# Sheep show???



## amp713 (Oct 27, 2017)

Any Utahn's heading to sheep show and wanna carpool??? It be cheaper for me to help pay for a bunch of gas than drive my big diesel down.


----------



## Natural Born Killer (Oct 29, 2015)

My family and I love the shows this time of year..... For the Auctions , the hunts & to see and visit old friends from near and far again.....

We flew down to Dallas Safari Club, today for Friday & Saturday

Then we will fly over to Reno for the sheep Thursday & Friday (BEATS DRIVING The 2 passes Immigrant & Pequop they can be Real Nasty when it snows)

Then we will fly to Las Vegas for S.C.I. , Wednesday & Thursday maybe stay until Saturday.

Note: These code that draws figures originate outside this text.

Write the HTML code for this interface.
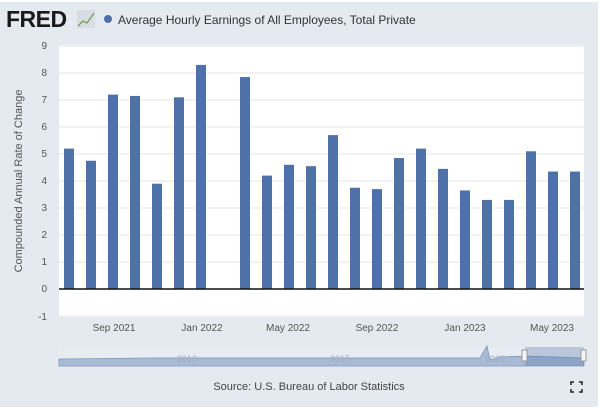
<!DOCTYPE html>
<html><head><style>
body{margin:0;width:600px;height:410px;background:#fff;overflow:hidden;font-family:"Liberation Sans",sans-serif}
</style></head><body>
<svg width="600" height="410" xmlns="http://www.w3.org/2000/svg" font-family="Liberation Sans, sans-serif">
<rect x="0" y="2" width="598" height="405" fill="#e5eaf0"/>
<text x="6" y="27" font-size="23" font-weight="bold" fill="#1a1a1a" letter-spacing="-0.5">FRED</text>
<rect x="77" y="10" width="18" height="18" fill="#d6dde5"/>
<polyline points="78,26 83,21 87,23 94,13" fill="none" stroke="#7a9e5a" stroke-width="1.3"/>
<circle cx="108" cy="19" r="4" fill="#4e72a7"/>
<text x="118" y="24" font-size="12" fill="#333">Average Hourly Earnings of All Employees, Total Private</text>
<rect x="59" y="45" width="525" height="272" fill="#fff"/>
<g stroke="#e6e6e6" stroke-width="1">
<line x1="59" x2="584" y1="46" y2="46"/><line x1="59" x2="584" y1="73" y2="73"/><line x1="59" x2="584" y1="100" y2="100"/><line x1="59" x2="584" y1="127" y2="127"/><line x1="59" x2="584" y1="154" y2="154"/><line x1="59" x2="584" y1="181" y2="181"/><line x1="59" x2="584" y1="208" y2="208"/><line x1="59" x2="584" y1="235" y2="235"/><line x1="59" x2="584" y1="262" y2="262"/><line x1="59" x2="584" y1="316" y2="316"/>
</g>
<g font-size="10" fill="#555" text-anchor="end">
<text x="47" y="49">9</text><text x="47" y="76">8</text><text x="47" y="103">7</text><text x="47" y="130">6</text><text x="47" y="157">5</text><text x="47" y="184">4</text><text x="47" y="211">3</text><text x="47" y="238">2</text><text x="47" y="265">1</text><text x="47" y="292">0</text><text x="47" y="320">-1</text>
</g>
<text transform="translate(22,181) rotate(-90)" font-size="11" fill="#555" text-anchor="middle">Compounded Annual Rate of Change</text>
<g fill="#4e72a7" id="bars"></g>
<line x1="59" x2="584" y1="289" y2="289" stroke="#111" stroke-width="1.5"/>
<g font-size="10" fill="#555" text-anchor="middle">
<text x="114" y="331">Sep 2021</text><text x="202" y="331">Jan 2022</text><text x="288" y="331">May 2022</text><text x="377" y="331">Sep 2022</text><text x="465" y="331">Jan 2023</text><text x="552" y="331">May 2023</text>
</g>
<rect x="59" y="347" width="525" height="19" fill="#e9edf2"/>
<path d="M59,359 L150,358 L300,358 L480,358 L487,346 L490,360 L500,357 L525,356 L584,358 L584,366 L59,366Z" fill="#a9bbd4" stroke="#7d97bd" stroke-width="0.8"/>
<rect x="525" y="347" width="59" height="19" fill="#4e72a7" fill-opacity="0.3"/>
<rect x="522" y="350" width="5" height="11" fill="#f5f5f5" stroke="#999"/>
<rect x="581" y="350" width="5" height="11" fill="#f5f5f5" stroke="#999"/>
<g font-size="9" fill="#a0acbd" text-anchor="middle"><text x="187" y="362">2010</text><text x="340" y="362">2015</text><text x="495" y="362">2020</text></g>
<text x="309" y="390" font-size="11" fill="#444" text-anchor="middle">Source: U.S. Bureau of Labor Statistics</text>
<g stroke="#222" stroke-width="1.5" fill="none"><path d="M571,385v-3h3M579,382h3v3M582,389v3h-3M574,392h-3v-3"/></g>
</svg>
<script>
var v=[5.2,4.75,7.2,7.15,3.9,7.1,8.3,0,7.85,4.2,4.6,4.55,5.7,3.75,3.7,4.85,5.2,4.45,3.65,3.3,3.3,5.1,4.35,4.35];
var g=document.getElementById('bars'),s='';
v.forEach(function(d,i){if(!d)return;var x=69+i*22,h=d*27;
s+='<rect x="'+(x-5)+'" y="'+(289-h)+'" width="10" height="'+h+'"/>';});
g.innerHTML=s;
</script>
</body></html>
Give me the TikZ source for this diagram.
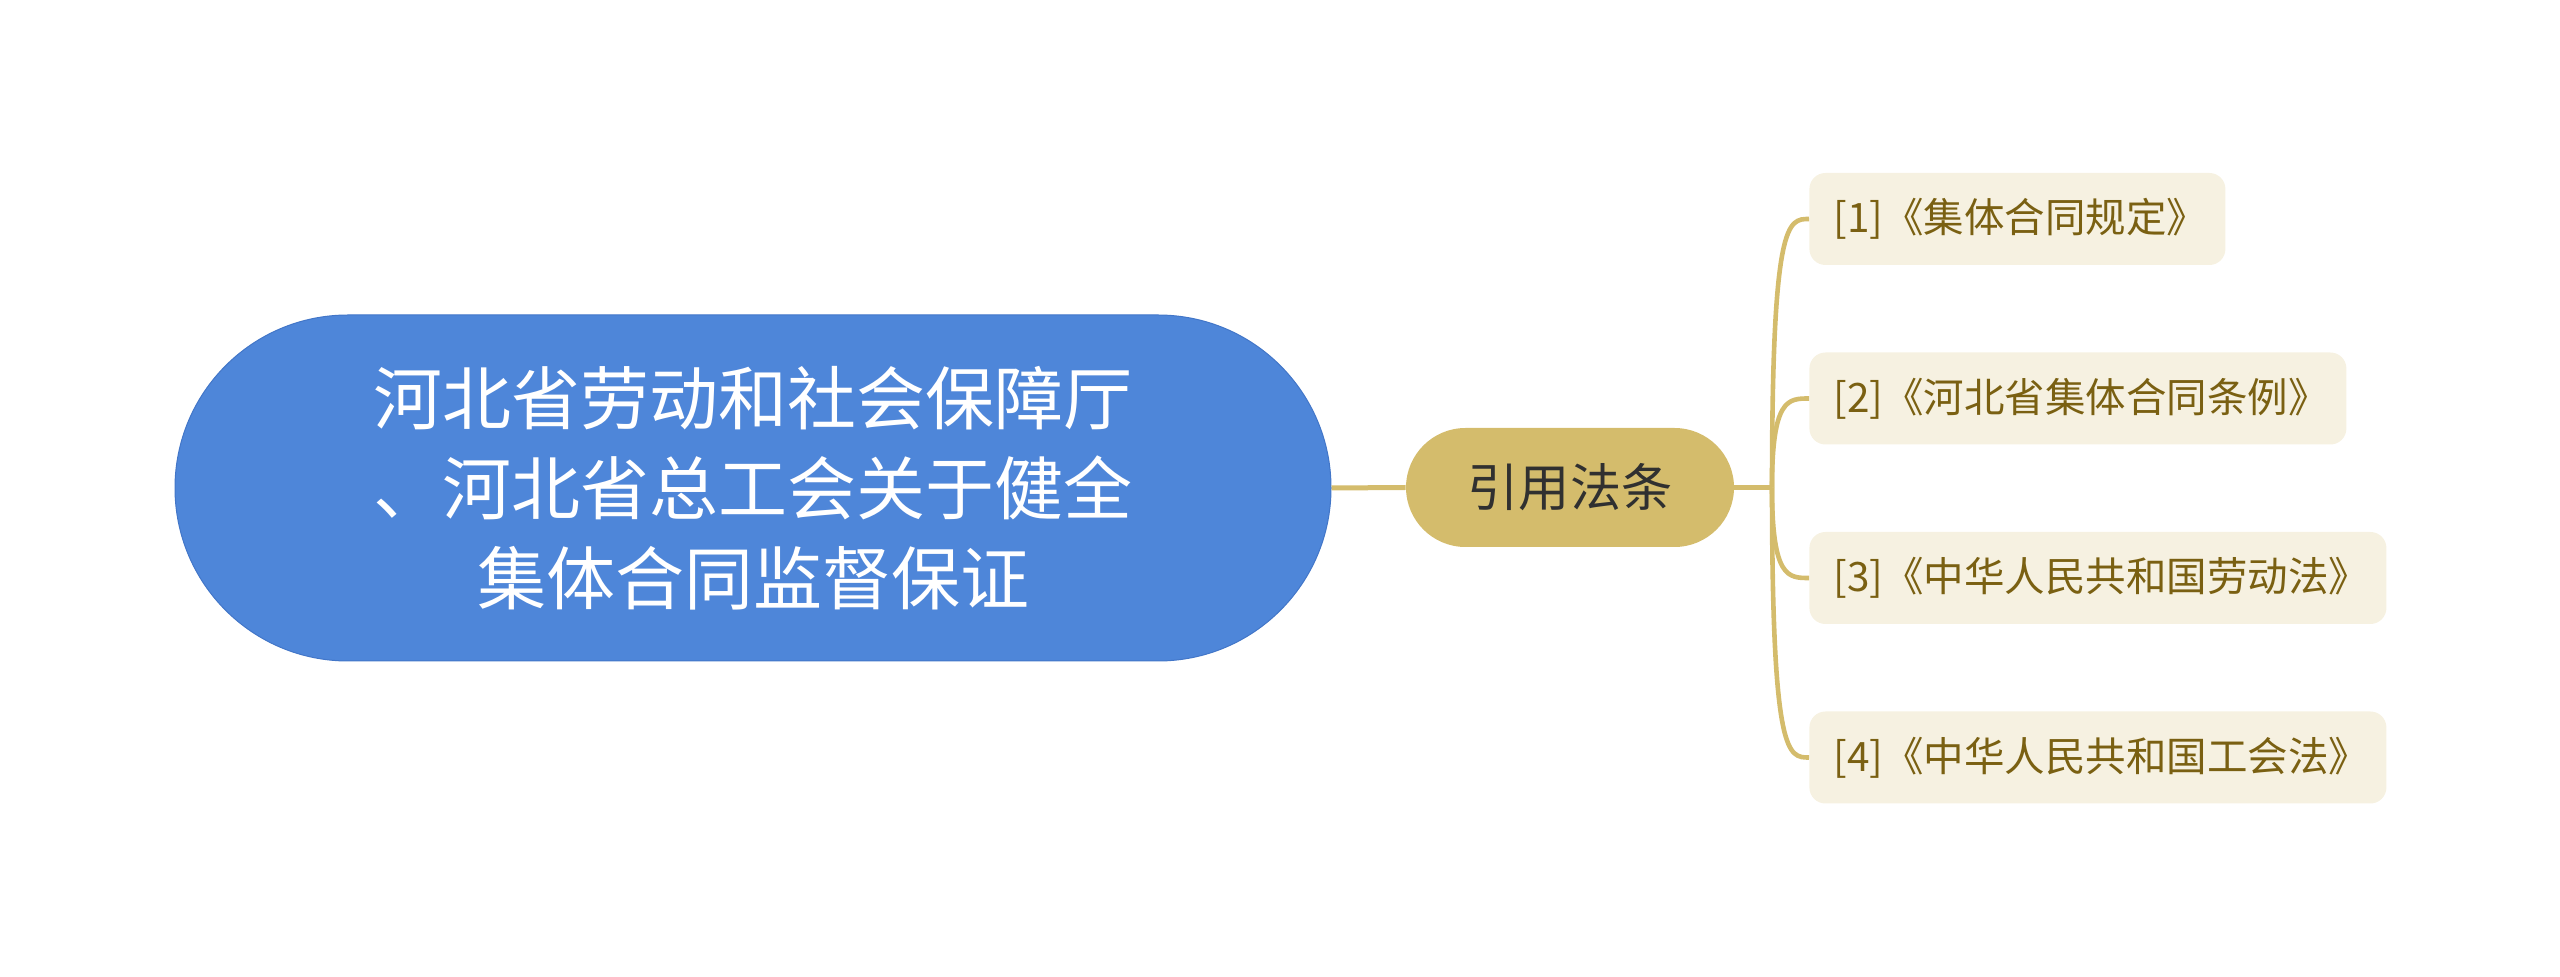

I would look into flying over, the hotels have shuttles from airport to hotel and Back to airport both the Peppermill & Atlantis are headquarter hotels with shuttles,


----------



## amp713 (Oct 27, 2017)

I'd looked but it's a few hundred more to fly out locally, id save a little flying out from SLC and packaging it with a room but first couple of taxi rides and I think I've lost my savings... And that's based off driving my diesel. If I could convince someone to go with a small all wheel drive vehicle I'd be way ahead haha


----------